§ INPUT MATERIAL

** Start **

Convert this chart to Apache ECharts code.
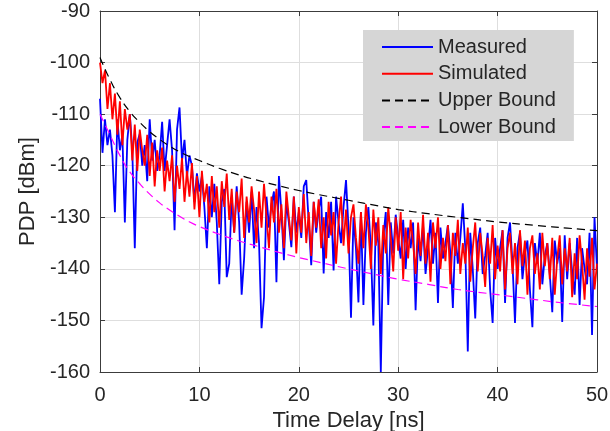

** End **
** Start **

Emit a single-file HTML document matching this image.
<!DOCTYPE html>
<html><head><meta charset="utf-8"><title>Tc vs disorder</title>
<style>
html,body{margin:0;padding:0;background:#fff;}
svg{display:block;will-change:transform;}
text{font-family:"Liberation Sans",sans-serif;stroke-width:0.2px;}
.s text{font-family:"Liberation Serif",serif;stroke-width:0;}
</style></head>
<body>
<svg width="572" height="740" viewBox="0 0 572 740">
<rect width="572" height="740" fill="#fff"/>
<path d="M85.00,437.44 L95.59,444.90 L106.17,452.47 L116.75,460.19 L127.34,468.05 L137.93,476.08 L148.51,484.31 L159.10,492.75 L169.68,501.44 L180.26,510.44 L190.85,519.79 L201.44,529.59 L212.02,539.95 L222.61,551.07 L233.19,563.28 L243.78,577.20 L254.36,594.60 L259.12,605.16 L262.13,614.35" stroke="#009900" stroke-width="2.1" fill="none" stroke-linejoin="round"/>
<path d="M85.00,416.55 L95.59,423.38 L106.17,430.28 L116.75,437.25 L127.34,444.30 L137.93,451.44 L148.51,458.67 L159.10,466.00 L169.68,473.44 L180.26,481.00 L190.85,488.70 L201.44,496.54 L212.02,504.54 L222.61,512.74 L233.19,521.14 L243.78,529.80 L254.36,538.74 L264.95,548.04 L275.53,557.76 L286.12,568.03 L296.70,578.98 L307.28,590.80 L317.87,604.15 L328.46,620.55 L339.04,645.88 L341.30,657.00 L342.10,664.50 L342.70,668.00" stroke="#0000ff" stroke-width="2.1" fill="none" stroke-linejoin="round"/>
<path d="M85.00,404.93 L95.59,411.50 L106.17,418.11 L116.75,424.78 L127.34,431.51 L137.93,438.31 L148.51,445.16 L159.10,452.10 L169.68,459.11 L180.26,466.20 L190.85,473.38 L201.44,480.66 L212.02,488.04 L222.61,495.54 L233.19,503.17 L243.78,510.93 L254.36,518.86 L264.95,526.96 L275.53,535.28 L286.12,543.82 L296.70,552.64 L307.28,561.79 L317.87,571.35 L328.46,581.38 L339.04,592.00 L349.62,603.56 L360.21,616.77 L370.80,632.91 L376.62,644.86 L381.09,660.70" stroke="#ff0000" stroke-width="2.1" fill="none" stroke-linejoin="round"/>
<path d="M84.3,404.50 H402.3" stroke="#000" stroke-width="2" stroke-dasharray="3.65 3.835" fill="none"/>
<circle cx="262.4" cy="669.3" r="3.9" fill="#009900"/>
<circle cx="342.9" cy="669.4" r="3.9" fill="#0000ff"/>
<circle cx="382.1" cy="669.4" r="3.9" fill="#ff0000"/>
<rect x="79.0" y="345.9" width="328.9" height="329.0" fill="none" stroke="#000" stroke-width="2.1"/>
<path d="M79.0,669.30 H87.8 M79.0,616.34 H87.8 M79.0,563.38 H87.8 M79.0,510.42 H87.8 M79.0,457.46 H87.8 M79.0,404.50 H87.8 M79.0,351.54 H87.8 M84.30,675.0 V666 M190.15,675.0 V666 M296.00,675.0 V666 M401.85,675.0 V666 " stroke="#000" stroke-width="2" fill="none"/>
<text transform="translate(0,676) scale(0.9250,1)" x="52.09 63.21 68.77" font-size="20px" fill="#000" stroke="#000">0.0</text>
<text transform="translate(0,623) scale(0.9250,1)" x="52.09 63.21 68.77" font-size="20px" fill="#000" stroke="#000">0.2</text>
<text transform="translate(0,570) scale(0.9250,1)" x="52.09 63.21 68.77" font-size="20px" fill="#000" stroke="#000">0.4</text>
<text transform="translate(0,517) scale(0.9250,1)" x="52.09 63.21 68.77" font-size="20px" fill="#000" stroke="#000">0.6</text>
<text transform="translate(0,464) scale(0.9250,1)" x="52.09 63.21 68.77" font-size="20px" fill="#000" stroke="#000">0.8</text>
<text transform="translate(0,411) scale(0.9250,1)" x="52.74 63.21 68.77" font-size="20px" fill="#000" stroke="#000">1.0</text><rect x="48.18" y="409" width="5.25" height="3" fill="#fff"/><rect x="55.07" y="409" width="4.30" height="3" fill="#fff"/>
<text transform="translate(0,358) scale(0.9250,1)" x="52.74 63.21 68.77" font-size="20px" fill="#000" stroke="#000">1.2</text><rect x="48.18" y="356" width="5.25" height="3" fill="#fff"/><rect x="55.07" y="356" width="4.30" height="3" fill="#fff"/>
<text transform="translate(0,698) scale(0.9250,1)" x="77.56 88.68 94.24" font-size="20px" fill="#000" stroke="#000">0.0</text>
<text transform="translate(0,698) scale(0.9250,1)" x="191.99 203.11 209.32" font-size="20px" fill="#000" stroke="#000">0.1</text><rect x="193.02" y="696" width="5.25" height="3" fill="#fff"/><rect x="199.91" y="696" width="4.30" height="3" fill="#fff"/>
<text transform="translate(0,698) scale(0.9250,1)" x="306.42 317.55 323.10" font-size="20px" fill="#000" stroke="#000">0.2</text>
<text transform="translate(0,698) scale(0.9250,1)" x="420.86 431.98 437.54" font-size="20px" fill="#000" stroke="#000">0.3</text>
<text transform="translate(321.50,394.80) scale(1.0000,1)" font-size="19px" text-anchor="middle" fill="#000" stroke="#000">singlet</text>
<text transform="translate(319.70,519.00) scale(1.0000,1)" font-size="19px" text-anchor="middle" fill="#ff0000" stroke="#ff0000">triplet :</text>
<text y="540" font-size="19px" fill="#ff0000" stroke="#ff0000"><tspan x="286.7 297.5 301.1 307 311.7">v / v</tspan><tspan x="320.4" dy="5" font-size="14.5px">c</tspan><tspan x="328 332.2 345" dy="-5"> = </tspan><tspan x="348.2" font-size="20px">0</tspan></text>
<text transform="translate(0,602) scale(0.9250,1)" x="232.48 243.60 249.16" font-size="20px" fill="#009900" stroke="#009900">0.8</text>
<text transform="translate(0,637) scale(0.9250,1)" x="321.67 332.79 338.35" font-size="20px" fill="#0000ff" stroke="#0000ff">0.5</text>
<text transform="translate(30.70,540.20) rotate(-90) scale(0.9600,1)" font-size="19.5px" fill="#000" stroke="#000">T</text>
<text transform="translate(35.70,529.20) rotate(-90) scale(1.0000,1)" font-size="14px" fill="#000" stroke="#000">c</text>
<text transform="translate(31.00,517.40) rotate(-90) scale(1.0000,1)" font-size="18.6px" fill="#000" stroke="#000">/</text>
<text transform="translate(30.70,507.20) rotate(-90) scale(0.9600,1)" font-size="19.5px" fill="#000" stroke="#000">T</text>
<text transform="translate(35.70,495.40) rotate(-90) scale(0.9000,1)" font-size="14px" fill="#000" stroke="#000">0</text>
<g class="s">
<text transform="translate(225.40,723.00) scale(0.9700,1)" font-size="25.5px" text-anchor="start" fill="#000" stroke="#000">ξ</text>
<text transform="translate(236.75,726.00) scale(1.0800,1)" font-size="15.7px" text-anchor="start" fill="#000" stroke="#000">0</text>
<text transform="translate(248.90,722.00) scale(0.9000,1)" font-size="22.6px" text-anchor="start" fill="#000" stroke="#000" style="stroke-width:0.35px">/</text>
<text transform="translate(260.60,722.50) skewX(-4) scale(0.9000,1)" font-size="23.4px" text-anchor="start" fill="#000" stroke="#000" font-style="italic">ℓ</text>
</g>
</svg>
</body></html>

** End **
** Start **

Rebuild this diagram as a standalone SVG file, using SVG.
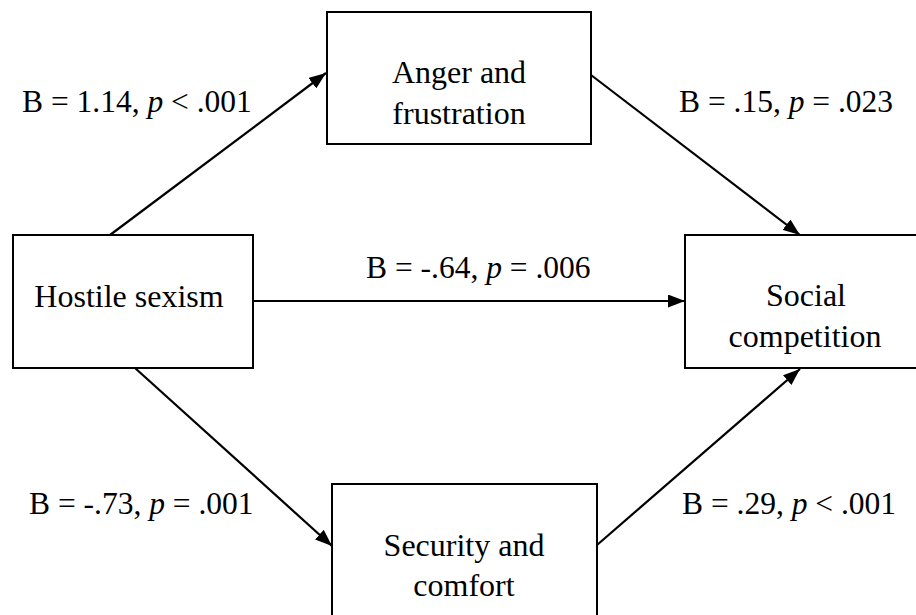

** End **

§ TASK PROMPT
Your task is to collect every line above that contains the word "this".

§ OUTPUT OF THE EXERCISE
Convert this chart to Apache ECharts code.
Emit a single-file HTML document matching this image.
Rebuild this diagram as a standalone SVG file, using SVG.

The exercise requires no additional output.